- **REQUIREMENTS**: Only the lines from the line containing "Write a component" through the line containing "import * as" should be reproduced, please, with no pictures.

+++ GIVEN INFORMATION

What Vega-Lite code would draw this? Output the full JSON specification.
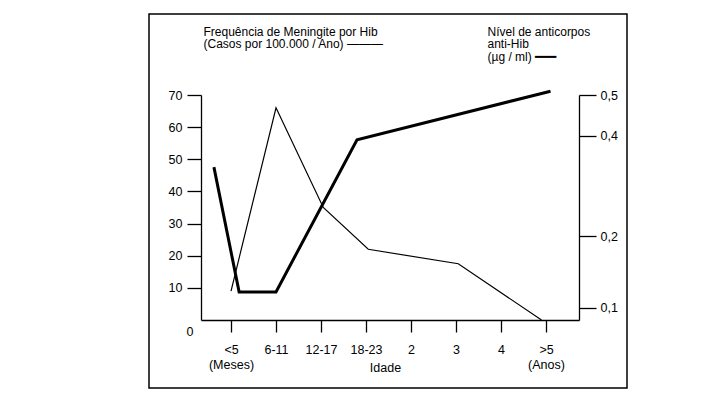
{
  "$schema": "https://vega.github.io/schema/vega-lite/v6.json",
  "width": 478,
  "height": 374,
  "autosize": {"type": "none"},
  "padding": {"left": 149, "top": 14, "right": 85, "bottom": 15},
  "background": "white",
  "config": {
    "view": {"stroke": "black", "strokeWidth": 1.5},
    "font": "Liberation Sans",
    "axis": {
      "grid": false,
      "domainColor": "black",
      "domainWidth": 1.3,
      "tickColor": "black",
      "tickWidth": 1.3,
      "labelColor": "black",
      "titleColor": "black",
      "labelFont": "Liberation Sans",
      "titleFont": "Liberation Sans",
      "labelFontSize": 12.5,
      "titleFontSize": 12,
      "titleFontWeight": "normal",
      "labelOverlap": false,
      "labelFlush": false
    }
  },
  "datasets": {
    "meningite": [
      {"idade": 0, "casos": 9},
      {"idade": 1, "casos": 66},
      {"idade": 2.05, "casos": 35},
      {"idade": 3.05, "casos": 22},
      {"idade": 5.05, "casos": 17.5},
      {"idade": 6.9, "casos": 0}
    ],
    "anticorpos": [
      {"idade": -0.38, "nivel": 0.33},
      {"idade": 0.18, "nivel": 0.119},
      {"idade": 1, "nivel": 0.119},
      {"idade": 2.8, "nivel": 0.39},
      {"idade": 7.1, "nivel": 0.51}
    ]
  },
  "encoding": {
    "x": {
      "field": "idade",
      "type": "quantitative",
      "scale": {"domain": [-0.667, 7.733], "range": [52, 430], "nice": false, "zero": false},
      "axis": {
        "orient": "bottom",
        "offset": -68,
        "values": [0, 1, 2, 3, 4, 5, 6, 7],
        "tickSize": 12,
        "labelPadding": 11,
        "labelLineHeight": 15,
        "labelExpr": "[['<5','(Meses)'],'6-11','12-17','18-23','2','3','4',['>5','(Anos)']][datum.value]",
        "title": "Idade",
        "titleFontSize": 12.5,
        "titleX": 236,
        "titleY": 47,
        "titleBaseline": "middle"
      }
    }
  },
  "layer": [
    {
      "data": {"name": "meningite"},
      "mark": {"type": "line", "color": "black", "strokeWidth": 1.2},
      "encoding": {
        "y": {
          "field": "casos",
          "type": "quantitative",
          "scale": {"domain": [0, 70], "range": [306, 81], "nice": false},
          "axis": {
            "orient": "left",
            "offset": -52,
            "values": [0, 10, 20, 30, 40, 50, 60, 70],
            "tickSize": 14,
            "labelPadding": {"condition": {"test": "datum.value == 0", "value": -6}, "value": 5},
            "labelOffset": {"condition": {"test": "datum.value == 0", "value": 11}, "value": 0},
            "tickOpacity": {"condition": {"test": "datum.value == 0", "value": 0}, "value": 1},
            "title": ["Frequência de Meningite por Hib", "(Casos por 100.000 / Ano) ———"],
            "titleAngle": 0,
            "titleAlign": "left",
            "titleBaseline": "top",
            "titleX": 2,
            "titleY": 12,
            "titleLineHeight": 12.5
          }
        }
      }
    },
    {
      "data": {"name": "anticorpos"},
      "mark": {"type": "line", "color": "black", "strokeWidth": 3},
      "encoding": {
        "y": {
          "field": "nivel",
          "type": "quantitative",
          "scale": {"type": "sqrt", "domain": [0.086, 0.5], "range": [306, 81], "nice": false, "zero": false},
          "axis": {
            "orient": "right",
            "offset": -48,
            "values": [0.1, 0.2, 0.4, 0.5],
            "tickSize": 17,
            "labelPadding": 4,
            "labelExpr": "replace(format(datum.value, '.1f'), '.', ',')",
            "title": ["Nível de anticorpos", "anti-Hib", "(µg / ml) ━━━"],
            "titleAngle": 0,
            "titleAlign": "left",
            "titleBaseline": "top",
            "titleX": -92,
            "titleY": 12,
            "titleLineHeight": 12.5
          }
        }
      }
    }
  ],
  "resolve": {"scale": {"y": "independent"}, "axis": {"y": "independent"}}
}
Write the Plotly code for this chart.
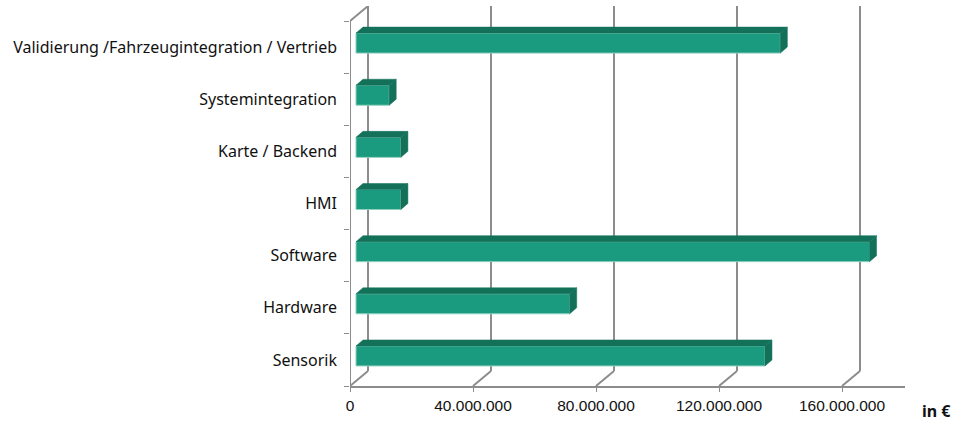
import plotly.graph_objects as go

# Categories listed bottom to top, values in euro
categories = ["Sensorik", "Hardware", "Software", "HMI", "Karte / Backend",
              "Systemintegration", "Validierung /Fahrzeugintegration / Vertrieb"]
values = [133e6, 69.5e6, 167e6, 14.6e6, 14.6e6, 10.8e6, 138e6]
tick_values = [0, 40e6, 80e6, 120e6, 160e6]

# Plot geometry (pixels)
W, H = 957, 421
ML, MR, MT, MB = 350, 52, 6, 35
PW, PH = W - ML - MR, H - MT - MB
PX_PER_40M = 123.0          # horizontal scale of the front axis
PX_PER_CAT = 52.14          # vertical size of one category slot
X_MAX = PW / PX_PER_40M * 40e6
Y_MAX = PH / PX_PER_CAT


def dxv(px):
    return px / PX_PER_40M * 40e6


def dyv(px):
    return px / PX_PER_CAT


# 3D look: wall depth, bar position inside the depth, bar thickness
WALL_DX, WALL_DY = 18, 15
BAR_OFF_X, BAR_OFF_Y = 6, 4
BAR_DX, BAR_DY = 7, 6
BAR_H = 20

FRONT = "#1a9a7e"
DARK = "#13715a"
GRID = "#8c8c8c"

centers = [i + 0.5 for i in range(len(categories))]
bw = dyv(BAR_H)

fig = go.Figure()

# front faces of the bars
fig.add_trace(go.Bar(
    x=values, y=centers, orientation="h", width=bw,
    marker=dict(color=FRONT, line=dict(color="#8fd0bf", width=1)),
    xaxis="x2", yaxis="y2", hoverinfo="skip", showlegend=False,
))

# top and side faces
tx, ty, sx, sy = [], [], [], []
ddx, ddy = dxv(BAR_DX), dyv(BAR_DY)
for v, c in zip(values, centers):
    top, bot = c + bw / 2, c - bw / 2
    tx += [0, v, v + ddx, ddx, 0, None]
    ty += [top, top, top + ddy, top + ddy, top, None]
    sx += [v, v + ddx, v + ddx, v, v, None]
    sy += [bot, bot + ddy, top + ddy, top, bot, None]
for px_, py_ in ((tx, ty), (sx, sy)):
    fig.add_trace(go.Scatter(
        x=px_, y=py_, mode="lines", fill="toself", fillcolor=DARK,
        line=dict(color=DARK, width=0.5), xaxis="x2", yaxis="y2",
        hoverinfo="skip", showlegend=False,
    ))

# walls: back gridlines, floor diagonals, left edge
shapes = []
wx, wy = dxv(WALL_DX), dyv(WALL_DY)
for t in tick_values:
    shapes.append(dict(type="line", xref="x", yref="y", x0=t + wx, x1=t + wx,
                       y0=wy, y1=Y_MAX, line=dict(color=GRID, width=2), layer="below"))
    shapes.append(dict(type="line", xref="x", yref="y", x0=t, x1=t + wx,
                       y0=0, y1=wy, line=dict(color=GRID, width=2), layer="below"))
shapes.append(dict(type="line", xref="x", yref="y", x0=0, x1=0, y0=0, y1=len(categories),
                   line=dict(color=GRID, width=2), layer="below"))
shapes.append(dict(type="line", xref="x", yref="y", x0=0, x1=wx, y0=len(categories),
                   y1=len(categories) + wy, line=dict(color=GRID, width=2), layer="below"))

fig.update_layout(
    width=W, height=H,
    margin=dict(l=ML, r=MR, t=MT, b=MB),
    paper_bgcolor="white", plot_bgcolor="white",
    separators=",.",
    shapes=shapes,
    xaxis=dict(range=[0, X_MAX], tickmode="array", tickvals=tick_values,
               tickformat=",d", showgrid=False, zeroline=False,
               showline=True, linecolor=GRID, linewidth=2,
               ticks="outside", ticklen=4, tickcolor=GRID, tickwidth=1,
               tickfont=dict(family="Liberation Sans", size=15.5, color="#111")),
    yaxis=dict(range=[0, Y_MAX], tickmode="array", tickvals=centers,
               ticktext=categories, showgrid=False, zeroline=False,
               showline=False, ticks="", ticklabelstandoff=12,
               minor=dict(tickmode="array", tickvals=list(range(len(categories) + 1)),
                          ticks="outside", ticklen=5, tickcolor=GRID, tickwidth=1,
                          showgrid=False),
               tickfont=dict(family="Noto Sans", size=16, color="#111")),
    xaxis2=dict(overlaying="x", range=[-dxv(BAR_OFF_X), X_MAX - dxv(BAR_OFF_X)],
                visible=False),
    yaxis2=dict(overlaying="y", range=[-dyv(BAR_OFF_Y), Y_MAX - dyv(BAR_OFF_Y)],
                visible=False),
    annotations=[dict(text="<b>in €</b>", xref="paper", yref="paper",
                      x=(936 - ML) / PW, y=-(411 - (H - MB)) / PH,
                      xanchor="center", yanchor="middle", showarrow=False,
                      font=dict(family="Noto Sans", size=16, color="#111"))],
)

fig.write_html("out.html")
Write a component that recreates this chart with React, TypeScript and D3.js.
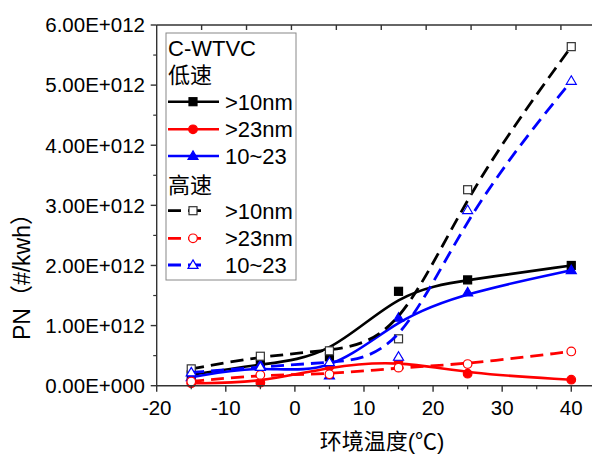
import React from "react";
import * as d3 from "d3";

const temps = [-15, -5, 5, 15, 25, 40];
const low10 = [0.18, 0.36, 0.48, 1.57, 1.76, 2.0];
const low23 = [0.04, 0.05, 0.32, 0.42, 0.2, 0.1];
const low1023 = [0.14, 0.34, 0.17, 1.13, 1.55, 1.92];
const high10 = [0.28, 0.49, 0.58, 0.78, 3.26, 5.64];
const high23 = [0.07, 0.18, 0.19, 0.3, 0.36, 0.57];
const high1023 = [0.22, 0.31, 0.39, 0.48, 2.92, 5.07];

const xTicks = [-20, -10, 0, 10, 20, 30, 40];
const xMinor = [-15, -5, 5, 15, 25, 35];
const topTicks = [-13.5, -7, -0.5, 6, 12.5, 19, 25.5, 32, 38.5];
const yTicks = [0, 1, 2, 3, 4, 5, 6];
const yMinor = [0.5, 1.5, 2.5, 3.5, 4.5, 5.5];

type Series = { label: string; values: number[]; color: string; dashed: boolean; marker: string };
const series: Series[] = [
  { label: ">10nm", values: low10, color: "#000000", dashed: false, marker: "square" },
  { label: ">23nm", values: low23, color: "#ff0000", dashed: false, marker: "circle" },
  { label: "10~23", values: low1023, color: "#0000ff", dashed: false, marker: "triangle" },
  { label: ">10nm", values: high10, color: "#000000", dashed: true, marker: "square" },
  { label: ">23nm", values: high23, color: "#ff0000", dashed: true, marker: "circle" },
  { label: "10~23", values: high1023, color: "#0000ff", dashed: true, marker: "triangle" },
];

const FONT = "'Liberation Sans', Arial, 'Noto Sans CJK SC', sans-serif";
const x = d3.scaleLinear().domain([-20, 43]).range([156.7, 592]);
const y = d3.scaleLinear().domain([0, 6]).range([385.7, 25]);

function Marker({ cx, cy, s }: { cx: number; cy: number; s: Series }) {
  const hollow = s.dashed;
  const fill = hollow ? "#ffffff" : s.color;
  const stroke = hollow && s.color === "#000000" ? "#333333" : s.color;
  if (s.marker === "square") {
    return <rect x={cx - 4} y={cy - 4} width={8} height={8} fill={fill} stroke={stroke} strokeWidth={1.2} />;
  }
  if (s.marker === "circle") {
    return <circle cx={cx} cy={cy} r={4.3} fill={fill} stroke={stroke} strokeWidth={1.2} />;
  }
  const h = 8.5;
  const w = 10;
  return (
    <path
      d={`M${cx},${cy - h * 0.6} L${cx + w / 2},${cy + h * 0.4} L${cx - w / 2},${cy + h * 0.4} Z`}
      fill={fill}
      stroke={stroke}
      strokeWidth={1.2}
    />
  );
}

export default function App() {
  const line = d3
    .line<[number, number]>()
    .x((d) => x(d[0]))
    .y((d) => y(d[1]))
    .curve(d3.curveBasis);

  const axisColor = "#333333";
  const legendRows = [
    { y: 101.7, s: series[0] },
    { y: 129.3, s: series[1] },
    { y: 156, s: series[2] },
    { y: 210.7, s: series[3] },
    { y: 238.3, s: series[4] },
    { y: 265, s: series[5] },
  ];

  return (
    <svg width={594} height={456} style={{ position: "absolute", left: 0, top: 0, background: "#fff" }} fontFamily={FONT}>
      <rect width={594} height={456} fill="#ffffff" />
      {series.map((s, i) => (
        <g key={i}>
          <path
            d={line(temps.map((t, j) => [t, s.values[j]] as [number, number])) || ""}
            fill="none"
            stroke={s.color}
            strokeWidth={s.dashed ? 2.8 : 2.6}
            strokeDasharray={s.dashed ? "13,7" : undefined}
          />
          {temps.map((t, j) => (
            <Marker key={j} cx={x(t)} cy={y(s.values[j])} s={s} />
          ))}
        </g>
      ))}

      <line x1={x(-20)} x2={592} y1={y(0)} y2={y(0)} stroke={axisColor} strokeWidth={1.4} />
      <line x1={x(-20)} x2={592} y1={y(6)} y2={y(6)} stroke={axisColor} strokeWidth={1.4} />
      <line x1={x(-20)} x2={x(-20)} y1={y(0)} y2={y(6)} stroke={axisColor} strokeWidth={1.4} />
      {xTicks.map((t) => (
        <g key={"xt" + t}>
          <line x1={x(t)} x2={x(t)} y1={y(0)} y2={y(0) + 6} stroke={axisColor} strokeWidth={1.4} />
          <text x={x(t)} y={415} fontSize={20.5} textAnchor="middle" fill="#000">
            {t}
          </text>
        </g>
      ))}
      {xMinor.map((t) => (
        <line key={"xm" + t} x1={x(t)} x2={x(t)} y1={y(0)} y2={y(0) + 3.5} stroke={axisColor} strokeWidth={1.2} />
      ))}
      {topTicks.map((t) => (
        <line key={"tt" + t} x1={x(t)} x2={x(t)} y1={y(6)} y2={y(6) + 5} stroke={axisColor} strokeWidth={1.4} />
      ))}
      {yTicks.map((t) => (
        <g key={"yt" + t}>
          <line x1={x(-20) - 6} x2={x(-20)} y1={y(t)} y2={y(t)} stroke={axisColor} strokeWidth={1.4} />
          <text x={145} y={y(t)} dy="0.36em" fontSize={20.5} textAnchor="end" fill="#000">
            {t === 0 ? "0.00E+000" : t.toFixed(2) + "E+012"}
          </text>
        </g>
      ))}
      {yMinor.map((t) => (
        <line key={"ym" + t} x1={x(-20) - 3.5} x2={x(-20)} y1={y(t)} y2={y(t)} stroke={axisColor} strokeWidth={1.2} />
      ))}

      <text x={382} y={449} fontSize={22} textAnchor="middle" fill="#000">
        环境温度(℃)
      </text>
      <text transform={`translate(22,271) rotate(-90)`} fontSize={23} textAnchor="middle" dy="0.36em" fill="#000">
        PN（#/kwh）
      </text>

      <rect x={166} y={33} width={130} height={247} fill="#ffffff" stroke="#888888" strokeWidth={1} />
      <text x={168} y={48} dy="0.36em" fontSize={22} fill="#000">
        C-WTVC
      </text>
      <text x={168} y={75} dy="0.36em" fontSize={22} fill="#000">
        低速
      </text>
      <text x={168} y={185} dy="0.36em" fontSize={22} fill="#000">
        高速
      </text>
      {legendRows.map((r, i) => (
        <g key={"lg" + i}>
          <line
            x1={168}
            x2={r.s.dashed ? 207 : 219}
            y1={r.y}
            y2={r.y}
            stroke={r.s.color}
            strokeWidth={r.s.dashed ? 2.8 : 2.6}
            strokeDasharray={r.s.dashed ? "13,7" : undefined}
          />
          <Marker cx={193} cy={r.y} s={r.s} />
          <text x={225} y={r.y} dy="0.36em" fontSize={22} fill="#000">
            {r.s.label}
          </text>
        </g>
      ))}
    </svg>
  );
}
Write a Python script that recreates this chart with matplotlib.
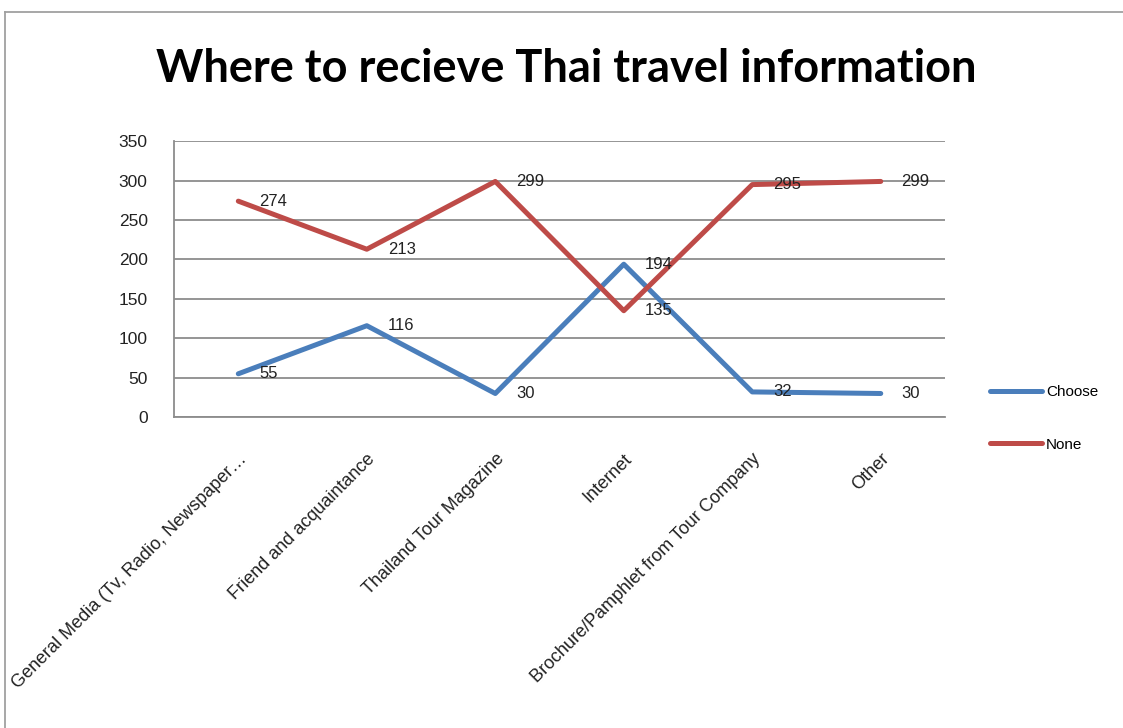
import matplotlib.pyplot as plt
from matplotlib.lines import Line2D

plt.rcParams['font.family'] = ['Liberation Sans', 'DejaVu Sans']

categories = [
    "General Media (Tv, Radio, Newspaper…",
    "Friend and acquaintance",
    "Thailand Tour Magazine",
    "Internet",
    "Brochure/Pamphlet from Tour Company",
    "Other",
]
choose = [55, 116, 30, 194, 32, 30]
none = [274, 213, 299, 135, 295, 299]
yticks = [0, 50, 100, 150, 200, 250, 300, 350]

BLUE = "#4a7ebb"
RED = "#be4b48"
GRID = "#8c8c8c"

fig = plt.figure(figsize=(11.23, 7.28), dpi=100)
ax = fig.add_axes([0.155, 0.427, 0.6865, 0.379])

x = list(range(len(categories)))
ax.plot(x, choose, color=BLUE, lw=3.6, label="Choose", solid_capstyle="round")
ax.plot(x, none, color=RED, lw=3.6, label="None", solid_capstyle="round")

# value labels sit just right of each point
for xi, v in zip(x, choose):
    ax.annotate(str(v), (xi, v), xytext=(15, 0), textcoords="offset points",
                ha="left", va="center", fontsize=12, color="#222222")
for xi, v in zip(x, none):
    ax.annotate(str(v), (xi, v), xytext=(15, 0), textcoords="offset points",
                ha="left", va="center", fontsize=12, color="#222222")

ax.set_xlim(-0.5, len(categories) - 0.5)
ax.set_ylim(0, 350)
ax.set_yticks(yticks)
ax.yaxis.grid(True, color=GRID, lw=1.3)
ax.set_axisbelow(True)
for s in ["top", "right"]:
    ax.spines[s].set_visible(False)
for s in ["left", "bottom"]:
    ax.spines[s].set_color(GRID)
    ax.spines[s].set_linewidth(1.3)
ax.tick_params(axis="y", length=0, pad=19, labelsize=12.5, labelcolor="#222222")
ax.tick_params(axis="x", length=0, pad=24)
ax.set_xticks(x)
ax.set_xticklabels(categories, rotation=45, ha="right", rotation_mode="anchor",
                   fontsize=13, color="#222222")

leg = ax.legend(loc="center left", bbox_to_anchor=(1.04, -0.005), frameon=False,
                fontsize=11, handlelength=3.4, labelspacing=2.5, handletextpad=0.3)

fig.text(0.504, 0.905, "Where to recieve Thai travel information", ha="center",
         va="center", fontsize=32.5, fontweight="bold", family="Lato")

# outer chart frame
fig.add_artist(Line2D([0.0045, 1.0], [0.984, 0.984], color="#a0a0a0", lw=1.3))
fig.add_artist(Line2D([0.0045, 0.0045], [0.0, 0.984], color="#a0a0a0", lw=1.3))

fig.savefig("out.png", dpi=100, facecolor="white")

++++++

- **FINAL RESULT**:
Write a component that recreates this chart with React, TypeScript and D3.js.
import React from "react";
import * as d3 from "d3";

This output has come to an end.